== YOUR TASK ==
Starting with the first line below, extract each line through the one that contains "yline = alt.Scale(domain=[-2492, 732], nice=False, zero=False)", inclusive, excluding pictures.

== INFORMATION SHOWN ==
==========
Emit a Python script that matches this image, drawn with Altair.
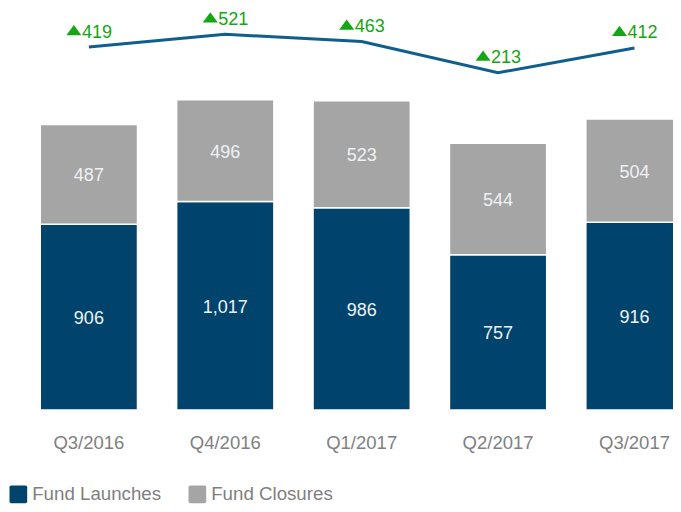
import altair as alt
import pandas as pd

quarters = ["Q3/2016", "Q4/2016", "Q1/2017", "Q2/2017", "Q3/2017"]
launches = [906, 1017, 986, 757, 916]
closures = [487, 496, 523, 544, 504]
net = [419, 521, 463, 213, 412]
series = ["Fund Launches", "Fund Closures"]

FONT = "Liberation Sans"
NAVY = "#00446E"
GRAY = "#A5A5A5"
LINE = "#0E5F8E"
GREEN = "#14A614"
ROUNDED = ("M-0.8,-1H0.8Q1,-1 1,-0.8V0.8Q1,1 0.8,1H-0.8Q-1,1 -1,0.8"
           "V-0.8Q-1,-1 -0.8,-1Z")
TRIANGLE = "M-1,0.68L1,0.68L0,-0.68Z"

rows = []
for q, l, c in zip(quarters, launches, closures):
    rows.append({"quarter": q, "series": series[0], "value": l, "ord": 0, "mid": l / 2})
    rows.append({"quarter": q, "series": series[1], "value": c, "ord": 1, "mid": l + c / 2})
bars_df = pd.DataFrame(rows)
net_df = pd.DataFrame({"quarter": quarters, "net": net})

xenc = alt.X("quarter:N", sort=quarters, title=None,
             scale=alt.Scale(range=[32.25, 675.1], paddingInner=0.287, paddingOuter=0),
             axis=alt.Axis(labelFont=FONT, labelFontSize=18.5, labelColor="#808080",
                           ticks=False, domain=False, labelPadding=23.5, labelAngle=0))
ybar = alt.Scale(domain=[0, 1961], nice=False, zero=True)
yline = alt.Scale(domain=[-2492, 732], nice=False, zero=False)

bars = alt.Chart(bars_df).mark_bar(stroke="white", strokeWidth=1.5).encode(
    x=xenc,
    y=alt.Y("value:Q", stack="zero", scale=ybar, axis=None),
    color=alt.Color("series:N", sort=series,
                    scale=alt.Scale(domain=series, range=[NAVY, GRAY]),
                    legend=alt.Legend(orient="none", legendX=1, legendY=476.5,
                                      direction="horizontal", title=None,
                                      symbolType=ROUNDED, symbolSize=313,
                                      symbolStrokeWidth=0, labelFont=FONT,
                                      labelFontSize=18.7, labelColor="#7f7f7f",
                                      labelOffset=4.5, columnPadding=26, padding=0,
                                      labelLimit=300)),
    order=alt.Order("ord:Q"),
)

bar_text = alt.Chart(bars_df).mark_text(font=FONT, fontSize=18, color="#EEF2F5",
                                        baseline="middle", dy=2).encode(
    x=alt.X("quarter:N", sort=quarters),
    y=alt.Y("mid:Q", scale=ybar, axis=None),
    text=alt.Text("value:Q", format=","),
)

line = alt.Chart(net_df).mark_line(color=LINE, strokeWidth=3).encode(
    x=alt.X("quarter:N", sort=quarters),
    y=alt.Y("net:Q", scale=yline, axis=None),
)

tri = alt.Chart(net_df).mark_point(shape=TRIANGLE, filled=True, opacity=1,
                                   color=GREEN, size=225, strokeWidth=0,
                                   xOffset=-15, yOffset=-17).encode(
    x=alt.X("quarter:N", sort=quarters),
    y=alt.Y("net:Q", scale=yline, axis=None),
)

line_text = alt.Chart(net_df).mark_text(font=FONT, fontSize=18, color=GREEN,
                                        align="left", baseline="alphabetic",
                                        dx=-7, dy=-9.5).encode(
    x=alt.X("quarter:N", sort=quarters),
    y=alt.Y("net:Q", scale=yline, axis=None),
    text=alt.Text("net:Q"),
)

chart = alt.layer(bars, bar_text, line, tri, line_text).resolve_scale(
    y="independent"
).properties(
    width=665, height=402,
    autosize=alt.AutoSizeParams(type="none"),
    padding={"left": 0, "top": 0, "right": 0, "bottom": 94},
).configure_view(stroke=None)

chart.save("out.html", embed_options={"renderer": "svg", "actions": False})
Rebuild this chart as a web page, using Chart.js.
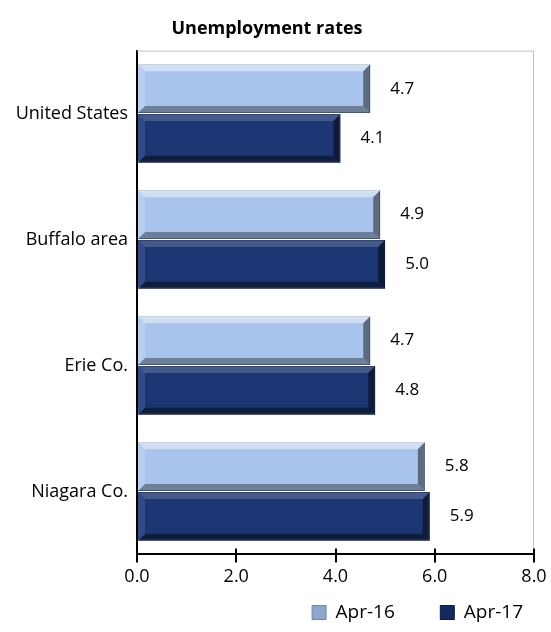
==========
== THE ANSWER ==
Emit a Python script that matches this image, drawn with Altair.
import altair as alt
import pandas as pd

quarters = ["Q3/2016", "Q4/2016", "Q1/2017", "Q2/2017", "Q3/2017"]
launches = [906, 1017, 986, 757, 916]
closures = [487, 496, 523, 544, 504]
net = [419, 521, 463, 213, 412]
series = ["Fund Launches", "Fund Closures"]

FONT = "Liberation Sans"
NAVY = "#00446E"
GRAY = "#A5A5A5"
LINE = "#0E5F8E"
GREEN = "#14A614"
ROUNDED = ("M-0.8,-1H0.8Q1,-1 1,-0.8V0.8Q1,1 0.8,1H-0.8Q-1,1 -1,0.8"
           "V-0.8Q-1,-1 -0.8,-1Z")
TRIANGLE = "M-1,0.68L1,0.68L0,-0.68Z"

rows = []
for q, l, c in zip(quarters, launches, closures):
    rows.append({"quarter": q, "series": series[0], "value": l, "ord": 0, "mid": l / 2})
    rows.append({"quarter": q, "series": series[1], "value": c, "ord": 1, "mid": l + c / 2})
bars_df = pd.DataFrame(rows)
net_df = pd.DataFrame({"quarter": quarters, "net": net})

xenc = alt.X("quarter:N", sort=quarters, title=None,
             scale=alt.Scale(range=[32.25, 675.1], paddingInner=0.287, paddingOuter=0),
             axis=alt.Axis(labelFont=FONT, labelFontSize=18.5, labelColor="#808080",
                           ticks=False, domain=False, labelPadding=23.5, labelAngle=0))
ybar = alt.Scale(domain=[0, 1961], nice=False, zero=True)
yline = alt.Scale(domain=[-2492, 732], nice=False, zero=False)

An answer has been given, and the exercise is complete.